KhatulistiwaHIts.com–Budaya ngeteh bagi warga Kota Solo dan sekitarnya dikenal sangat kuat. Minuman teh menjadi suguhan yang istimewa, baik di perjamuan atau saat nongkrong di wedangan.
Tradisi minum teh di tanah Jawa terutama Solo sudah berkembang dari zaman kolonial, salah satunya di lingkungan kerajaan. Mereka memiliki tradisi minum teh sebagai perantara untuk berdiskusi dengan tamu yang dijamu.
Memang aktivitas ngeteh sudah berakar kuat dalam kehidupan masyarakat Solo selama puluhan tahun. Sampai lahir guyonan di meja makan bahwa acara ngeteh laksana sembahyang, wajib untuk ditunaikan.
Budaya Ngeteh Warga Solo yang Khas dengan Teh Nasgitel
Mereka menggemari teh yang nasgitel, singkatan dari panas, legi (manis) dan kenthel (kental). Warung dan wedangan berlomba-lomba menyajikan resep teh yang memanjakan lidah dan kerongkongan.

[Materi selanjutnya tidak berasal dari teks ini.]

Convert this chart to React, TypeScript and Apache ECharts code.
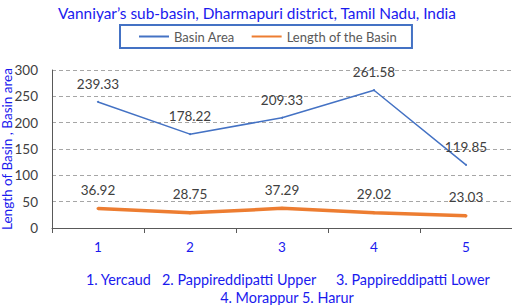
import React, { useEffect, useRef } from "react";
import * as echarts from "echarts";

const categories = ["1", "2", "3", "4", "5"];
const basinArea = [239.33, 178.22, 209.33, 261.58, 119.85];
const basinLength = [36.92, 28.75, 37.29, 29.02, 23.03];
const titleText = "Vanniyar\u2019s sub-basin, Dharmapuri district, Tamil Nadu, India";
const footItems = ["1. Yercaud", "2. Pappireddipatti Upper", "3. Pappireddipatti Lower"];
const footLine2 = "4. Morappur 5. Harur";
const yAxisName = "Length of Basin , Basin area";

const FONT = "Lato, 'Open Sans', sans-serif";
const BLUE_TEXT = "#1a1aee";

export default function App() {
  const ref = useRef<HTMLDivElement>(null);
  useEffect(() => {
    document.body.style.margin = "0";
    const chart = echarts.init(ref.current!, null, { renderer: "svg" });
    const labelCfg = {
      show: true,
      position: "top",
      distance: 10,
      color: "#404040",
      fontSize: 13.5,
      fontFamily: FONT,
      formatter: (p: any) => p.value.toFixed(2),
    };
    const footX = [86, 162, 336];
    chart.setOption({
      animation: false,
      textStyle: { fontFamily: FONT },
      title: {
        text: titleText,
        left: 252,
        textAlign: "center",
        top: 0,
        textStyle: { color: BLUE_TEXT, fontSize: 15.4, fontWeight: "normal", fontFamily: FONT },
      },
      legend: {
        left: 120,
        top: 25,
        padding: [5, 15, 5, 18],
        borderColor: "#4472c4",
        borderWidth: 2,
        itemGap: 16,
        itemWidth: 30,
        itemHeight: 14,
        itemStyle: { opacity: 0 },
        textStyle: { color: "#595959", fontSize: 13, fontFamily: FONT },
        data: ["Basin Area", "Length of the Basin"],
      },
      grid: { left: 52, right: 0, top: 70, bottom: 77, containLabel: false, outerBoundsMode: "none" },
      xAxis: {
        type: "category",
        data: categories,
        boundaryGap: true,
        axisLine: { lineStyle: { color: "#595959", width: 1 } },
        axisTick: { show: true, lineStyle: { color: "#595959" }, length: 5 },
        axisLabel: { color: BLUE_TEXT, fontSize: 13.5, margin: 12, fontFamily: FONT },
      },
      yAxis: {
        type: "value",
        min: 0,
        max: 300,
        interval: 50,
        name: yAxisName,
        nameLocation: "middle",
        nameGap: 38,
        nameMoveOverlap: false,
        nameTextStyle: { color: BLUE_TEXT, fontSize: 13.5, fontFamily: FONT },
        axisLine: { show: true, lineStyle: { color: "#595959" } },
        axisTick: { show: false },
        axisLabel: { color: "#404040", fontSize: 13.5, margin: 14, fontFamily: FONT },
        splitLine: { lineStyle: { color: "#a6a6a6", type: [4, 3], width: 1 } },
      },
      series: [
        {
          name: "Basin Area",
          type: "line",
          data: basinArea,
          symbol: "circle",
          showSymbol: true,
          symbolSize: 2,
          lineStyle: { color: "#4472c4", width: 1.5 },
          itemStyle: { color: "#4472c4" },
          label: labelCfg,
        },
        {
          name: "Length of the Basin",
          type: "line",
          data: basinLength,
          symbol: "circle",
          showSymbol: true,
          symbolSize: 3,
          lineStyle: { color: "#ed7d31", width: 3.5 },
          itemStyle: { color: "#ed7d31" },
          label: labelCfg,
        },
      ],
      graphic: [
        ...footItems.map((t, i) => ({
          type: "text",
          x: footX[i],
          y: 279,
          style: {
            text: t,
            fill: BLUE_TEXT,
            fontSize: 14.4,
            fontFamily: FONT,
            align: "left",
            verticalAlign: "middle",
          },
        })),
        {
          type: "text",
          x: 287,
          y: 297,
          style: {
            text: footLine2,
            fill: BLUE_TEXT,
            fontSize: 14.4,
            fontFamily: FONT,
            align: "center",
            verticalAlign: "middle",
          },
        },
      ],
    });
    return () => chart.dispose();
  }, []);
  return <div ref={ref} style={{ width: 512, height: 305 }} />;
}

Padahal, di masa lalu, Mangkunegaran dikenal sebagai salah satu pemilik perkebunan kopi. Mereka menanami lahannya dengan tanaman kopi termasuk di kawasan lereng Lawu.
Baca Juga: Event Saprahan Khatulistiwa 2022 Upaya Dorong Percepatan Pemulihan Ekonomi Kalbar
Uniknya, kebiasaan minum kopi di Solo dan sekitarnya tidak sekuat daerah-daerah lain. Kota Jogja, misalnya, memiliki budaya kopi joss dan kopi klotok. Namun warga Solo tetap bertahan dengan budaya ngeteh yang kuat.
Sejarawan Universitas Sanata Dharma Jogja, Heri Priyatmoko mengatakan kehadiran perkebunan Kopi di Mangkunegaran tak serta merta menumbuhkan budaya minum kopi yang kuat di masyarakat dan aristokrat Solo.
Pada era itu banyaknya varian minuman, kopi hanya selipan di antara banyaknya minuman. Selain itu perkebunan kopi itu lebih ke arah upaya bisnis dan ekspor pada masanya.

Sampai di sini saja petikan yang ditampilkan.